● REQUIREMENTS: In the records below, find each line with the word "using" and copy it.

● SUPPLIED DATA:
>>>

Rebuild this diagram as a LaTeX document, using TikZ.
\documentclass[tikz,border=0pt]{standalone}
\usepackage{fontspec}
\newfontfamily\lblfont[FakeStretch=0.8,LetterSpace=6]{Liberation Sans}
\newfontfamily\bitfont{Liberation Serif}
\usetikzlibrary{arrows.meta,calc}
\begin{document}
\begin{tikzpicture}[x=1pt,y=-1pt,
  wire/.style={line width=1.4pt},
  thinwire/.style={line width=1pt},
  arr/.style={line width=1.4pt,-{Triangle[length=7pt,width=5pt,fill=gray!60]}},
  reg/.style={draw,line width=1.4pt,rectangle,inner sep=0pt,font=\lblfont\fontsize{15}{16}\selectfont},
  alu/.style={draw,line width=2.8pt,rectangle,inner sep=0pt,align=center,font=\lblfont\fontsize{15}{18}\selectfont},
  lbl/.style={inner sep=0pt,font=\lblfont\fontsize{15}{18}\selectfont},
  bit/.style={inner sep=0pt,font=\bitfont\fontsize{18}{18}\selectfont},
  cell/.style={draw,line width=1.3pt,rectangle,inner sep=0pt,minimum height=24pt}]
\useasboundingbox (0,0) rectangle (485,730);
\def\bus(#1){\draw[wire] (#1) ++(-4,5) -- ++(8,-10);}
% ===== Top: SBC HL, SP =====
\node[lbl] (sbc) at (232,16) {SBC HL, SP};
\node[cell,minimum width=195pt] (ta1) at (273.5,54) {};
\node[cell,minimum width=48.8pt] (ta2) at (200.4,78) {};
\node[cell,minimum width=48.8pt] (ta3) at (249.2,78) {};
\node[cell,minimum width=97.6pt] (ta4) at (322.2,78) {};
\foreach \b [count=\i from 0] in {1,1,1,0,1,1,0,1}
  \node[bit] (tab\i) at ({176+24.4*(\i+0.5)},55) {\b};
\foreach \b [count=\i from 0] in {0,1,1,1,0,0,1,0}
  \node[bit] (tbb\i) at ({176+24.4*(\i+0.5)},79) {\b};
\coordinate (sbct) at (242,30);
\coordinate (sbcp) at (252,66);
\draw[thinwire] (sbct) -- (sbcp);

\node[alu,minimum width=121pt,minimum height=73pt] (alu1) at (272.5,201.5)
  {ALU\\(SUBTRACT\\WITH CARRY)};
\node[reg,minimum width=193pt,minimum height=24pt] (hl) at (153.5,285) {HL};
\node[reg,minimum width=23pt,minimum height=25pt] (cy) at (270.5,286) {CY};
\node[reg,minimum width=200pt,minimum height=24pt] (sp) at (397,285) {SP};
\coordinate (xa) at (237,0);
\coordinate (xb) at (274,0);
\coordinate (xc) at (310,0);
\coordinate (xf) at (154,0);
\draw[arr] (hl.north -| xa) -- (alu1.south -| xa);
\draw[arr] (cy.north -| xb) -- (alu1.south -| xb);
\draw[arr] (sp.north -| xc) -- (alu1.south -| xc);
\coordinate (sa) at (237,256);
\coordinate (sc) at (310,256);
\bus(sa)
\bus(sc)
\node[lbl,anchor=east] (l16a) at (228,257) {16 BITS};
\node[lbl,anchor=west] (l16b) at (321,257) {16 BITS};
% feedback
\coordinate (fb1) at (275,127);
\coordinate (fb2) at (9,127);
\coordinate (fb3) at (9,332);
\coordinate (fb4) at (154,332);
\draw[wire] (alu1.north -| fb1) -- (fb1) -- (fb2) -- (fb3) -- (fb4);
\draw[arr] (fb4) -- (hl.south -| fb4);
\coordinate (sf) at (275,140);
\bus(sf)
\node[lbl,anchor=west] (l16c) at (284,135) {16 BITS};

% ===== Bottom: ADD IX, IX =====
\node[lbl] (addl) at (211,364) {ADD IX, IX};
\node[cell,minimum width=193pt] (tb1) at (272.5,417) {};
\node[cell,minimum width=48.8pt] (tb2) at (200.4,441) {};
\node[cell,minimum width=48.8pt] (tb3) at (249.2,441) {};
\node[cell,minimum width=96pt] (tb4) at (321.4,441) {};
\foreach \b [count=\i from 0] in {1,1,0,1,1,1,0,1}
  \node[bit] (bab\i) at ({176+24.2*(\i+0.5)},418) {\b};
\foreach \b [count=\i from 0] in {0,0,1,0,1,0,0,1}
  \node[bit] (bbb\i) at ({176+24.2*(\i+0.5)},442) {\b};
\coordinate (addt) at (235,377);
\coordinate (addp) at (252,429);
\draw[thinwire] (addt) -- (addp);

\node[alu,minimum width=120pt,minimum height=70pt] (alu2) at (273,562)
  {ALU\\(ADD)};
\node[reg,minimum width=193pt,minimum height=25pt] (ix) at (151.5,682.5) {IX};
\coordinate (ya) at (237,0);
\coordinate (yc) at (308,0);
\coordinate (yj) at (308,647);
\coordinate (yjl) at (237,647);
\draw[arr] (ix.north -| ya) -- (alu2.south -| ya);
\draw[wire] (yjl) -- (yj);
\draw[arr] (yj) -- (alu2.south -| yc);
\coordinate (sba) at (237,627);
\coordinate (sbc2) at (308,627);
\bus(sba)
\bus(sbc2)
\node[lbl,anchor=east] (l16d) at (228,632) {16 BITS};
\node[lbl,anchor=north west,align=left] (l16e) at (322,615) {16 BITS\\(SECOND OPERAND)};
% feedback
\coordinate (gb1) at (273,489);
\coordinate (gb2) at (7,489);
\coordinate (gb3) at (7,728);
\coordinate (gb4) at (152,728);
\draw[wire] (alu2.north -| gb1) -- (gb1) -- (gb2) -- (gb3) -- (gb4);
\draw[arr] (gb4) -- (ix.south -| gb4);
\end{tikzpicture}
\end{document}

<<<
>>>

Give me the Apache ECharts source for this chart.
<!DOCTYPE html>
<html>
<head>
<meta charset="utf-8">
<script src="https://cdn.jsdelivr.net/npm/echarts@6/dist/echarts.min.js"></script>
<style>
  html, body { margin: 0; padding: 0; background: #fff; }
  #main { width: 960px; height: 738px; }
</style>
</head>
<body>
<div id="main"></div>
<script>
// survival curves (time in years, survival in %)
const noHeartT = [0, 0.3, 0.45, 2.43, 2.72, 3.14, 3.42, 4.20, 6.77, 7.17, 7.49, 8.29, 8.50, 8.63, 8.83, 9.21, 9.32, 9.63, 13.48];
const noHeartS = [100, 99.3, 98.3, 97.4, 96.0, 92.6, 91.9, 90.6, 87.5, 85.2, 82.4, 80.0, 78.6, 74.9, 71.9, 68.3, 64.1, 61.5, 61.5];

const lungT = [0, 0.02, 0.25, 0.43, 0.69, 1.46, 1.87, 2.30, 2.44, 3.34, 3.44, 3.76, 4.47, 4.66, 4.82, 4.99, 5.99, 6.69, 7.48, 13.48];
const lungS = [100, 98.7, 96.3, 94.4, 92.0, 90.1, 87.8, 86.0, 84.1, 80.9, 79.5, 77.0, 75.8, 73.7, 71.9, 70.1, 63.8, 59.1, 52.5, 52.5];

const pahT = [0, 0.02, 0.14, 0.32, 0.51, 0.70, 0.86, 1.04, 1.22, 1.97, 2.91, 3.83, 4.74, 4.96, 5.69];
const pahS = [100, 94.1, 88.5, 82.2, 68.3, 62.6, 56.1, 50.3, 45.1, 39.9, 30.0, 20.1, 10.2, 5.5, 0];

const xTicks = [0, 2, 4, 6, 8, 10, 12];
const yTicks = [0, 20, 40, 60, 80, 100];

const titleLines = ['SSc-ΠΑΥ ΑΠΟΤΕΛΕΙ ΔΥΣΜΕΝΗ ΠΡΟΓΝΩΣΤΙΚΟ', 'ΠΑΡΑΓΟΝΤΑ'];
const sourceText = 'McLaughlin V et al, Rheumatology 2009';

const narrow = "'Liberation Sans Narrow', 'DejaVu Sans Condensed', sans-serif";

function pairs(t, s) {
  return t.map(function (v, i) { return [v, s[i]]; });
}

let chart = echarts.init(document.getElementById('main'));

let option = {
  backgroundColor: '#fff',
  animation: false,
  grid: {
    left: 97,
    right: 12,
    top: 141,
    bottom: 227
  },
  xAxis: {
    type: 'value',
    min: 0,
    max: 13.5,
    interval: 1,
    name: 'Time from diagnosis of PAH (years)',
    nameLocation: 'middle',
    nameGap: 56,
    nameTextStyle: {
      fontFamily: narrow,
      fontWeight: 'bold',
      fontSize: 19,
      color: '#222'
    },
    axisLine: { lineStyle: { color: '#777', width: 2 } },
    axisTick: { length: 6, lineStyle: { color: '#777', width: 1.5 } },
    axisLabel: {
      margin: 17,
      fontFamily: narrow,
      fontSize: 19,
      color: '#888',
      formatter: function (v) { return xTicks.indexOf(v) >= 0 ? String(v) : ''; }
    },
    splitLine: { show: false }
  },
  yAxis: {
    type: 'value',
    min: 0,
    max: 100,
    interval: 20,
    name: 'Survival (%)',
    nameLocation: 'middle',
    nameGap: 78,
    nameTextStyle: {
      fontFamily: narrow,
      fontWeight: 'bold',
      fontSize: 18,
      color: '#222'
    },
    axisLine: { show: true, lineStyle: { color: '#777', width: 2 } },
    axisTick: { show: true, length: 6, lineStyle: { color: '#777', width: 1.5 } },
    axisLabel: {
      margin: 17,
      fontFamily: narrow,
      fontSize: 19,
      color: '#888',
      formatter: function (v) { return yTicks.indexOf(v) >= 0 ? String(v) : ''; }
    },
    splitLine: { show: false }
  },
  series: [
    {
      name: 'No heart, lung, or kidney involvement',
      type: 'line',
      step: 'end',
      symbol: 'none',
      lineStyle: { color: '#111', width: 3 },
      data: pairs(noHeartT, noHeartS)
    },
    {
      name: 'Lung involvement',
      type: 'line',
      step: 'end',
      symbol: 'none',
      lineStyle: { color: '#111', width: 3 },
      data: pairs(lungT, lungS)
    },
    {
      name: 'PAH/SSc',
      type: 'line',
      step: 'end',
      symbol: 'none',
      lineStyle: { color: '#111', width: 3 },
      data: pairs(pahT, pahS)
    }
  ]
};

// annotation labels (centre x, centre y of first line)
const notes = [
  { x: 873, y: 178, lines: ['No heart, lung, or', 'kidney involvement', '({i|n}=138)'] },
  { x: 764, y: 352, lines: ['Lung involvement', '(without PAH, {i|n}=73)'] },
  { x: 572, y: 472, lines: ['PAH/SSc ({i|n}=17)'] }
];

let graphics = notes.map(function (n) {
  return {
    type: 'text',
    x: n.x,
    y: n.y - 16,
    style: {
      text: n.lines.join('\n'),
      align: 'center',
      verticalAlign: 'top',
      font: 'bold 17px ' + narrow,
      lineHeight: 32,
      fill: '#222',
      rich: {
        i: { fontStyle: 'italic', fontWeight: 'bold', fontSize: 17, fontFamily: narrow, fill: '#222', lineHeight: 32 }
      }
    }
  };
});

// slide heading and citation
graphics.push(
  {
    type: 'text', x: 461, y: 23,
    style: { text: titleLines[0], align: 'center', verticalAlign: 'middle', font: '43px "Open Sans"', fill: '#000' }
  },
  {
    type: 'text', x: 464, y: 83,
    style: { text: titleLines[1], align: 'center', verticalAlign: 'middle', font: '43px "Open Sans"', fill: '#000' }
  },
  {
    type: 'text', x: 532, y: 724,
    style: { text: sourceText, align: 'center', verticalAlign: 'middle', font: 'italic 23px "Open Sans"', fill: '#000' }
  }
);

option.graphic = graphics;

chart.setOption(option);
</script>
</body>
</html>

<<<
>>>

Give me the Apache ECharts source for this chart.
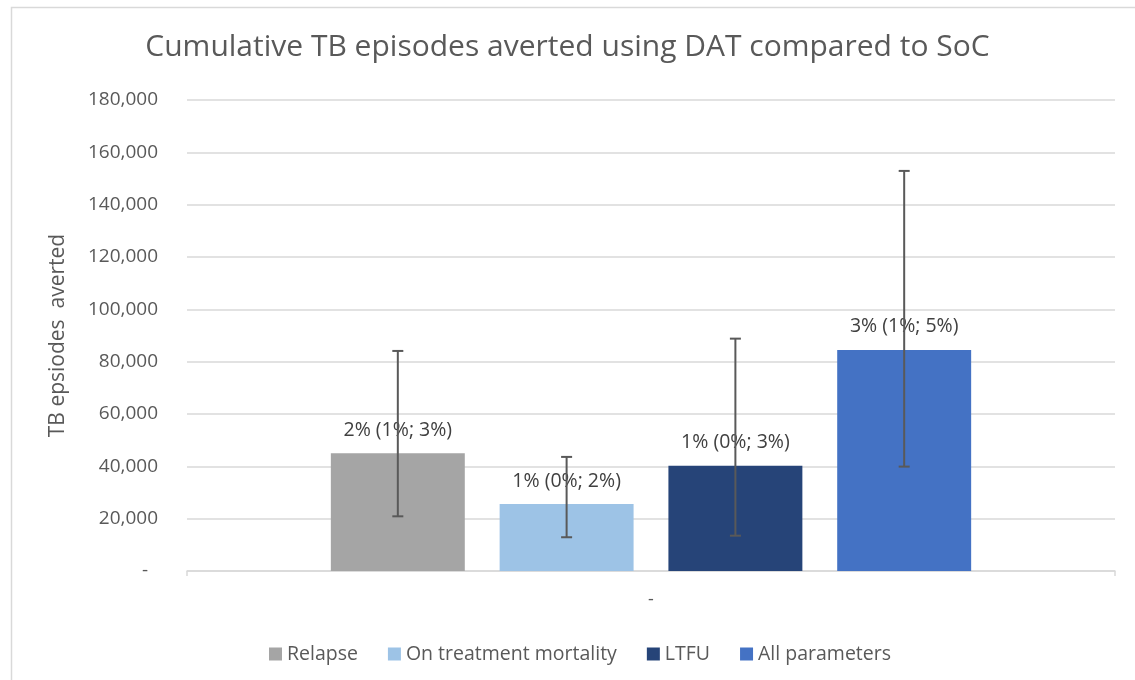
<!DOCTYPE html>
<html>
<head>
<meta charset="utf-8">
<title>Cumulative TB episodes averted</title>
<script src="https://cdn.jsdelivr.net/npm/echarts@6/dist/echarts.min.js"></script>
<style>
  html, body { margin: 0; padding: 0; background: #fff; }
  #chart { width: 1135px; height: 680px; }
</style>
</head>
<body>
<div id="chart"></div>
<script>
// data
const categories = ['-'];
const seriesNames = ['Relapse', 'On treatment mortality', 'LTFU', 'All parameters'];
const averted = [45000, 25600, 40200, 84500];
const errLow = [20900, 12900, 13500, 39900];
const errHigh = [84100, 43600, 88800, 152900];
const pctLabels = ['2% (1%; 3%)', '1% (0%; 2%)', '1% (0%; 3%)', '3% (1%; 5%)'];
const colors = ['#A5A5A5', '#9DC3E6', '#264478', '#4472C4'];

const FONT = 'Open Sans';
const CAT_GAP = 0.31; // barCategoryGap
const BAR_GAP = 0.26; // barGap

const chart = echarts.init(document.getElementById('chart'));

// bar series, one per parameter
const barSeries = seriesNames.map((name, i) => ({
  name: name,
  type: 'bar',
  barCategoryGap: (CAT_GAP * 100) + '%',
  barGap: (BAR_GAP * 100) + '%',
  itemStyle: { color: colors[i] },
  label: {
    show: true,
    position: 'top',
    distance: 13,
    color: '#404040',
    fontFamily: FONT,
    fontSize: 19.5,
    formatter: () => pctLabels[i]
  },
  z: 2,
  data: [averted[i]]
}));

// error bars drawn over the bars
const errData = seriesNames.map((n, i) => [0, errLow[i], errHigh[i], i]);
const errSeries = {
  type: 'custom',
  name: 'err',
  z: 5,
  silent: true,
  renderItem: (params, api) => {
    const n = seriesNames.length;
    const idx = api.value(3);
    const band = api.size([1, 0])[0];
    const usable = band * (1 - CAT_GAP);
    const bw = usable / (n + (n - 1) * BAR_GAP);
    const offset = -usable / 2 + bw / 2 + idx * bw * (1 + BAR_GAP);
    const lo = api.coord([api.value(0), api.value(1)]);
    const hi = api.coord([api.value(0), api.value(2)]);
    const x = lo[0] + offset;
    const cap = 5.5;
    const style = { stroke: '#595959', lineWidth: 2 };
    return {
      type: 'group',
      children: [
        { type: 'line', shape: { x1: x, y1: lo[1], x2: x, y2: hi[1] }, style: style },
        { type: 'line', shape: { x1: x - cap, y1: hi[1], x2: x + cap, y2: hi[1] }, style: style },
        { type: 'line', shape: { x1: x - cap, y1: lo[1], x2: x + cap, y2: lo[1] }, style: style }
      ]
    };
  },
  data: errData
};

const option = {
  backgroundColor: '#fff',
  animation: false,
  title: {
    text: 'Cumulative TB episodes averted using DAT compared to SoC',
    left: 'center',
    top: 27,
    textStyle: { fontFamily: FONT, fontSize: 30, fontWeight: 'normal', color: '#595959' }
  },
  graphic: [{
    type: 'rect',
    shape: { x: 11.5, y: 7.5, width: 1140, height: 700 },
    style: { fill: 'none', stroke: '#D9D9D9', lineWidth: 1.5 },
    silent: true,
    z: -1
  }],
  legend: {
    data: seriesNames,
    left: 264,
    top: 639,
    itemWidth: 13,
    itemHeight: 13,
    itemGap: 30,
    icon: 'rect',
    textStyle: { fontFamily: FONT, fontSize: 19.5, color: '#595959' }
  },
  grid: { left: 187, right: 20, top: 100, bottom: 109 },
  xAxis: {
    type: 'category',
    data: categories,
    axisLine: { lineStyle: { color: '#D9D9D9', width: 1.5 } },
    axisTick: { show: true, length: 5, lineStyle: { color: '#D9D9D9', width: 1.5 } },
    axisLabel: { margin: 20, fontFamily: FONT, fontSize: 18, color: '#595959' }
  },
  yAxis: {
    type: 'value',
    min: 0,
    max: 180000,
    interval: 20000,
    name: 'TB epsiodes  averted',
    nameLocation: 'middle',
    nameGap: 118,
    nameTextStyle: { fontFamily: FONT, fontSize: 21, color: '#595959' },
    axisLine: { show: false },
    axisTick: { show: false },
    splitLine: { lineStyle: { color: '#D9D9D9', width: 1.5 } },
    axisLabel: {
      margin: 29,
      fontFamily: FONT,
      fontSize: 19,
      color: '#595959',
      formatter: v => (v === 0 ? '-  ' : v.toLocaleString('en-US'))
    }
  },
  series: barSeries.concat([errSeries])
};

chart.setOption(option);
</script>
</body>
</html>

<<<

● SOLUTION FOR THIS TASK:
Rebuild this diagram as a LaTeX document, using TikZ.
    text: 'Cumulative TB episodes averted using DAT compared to SoC',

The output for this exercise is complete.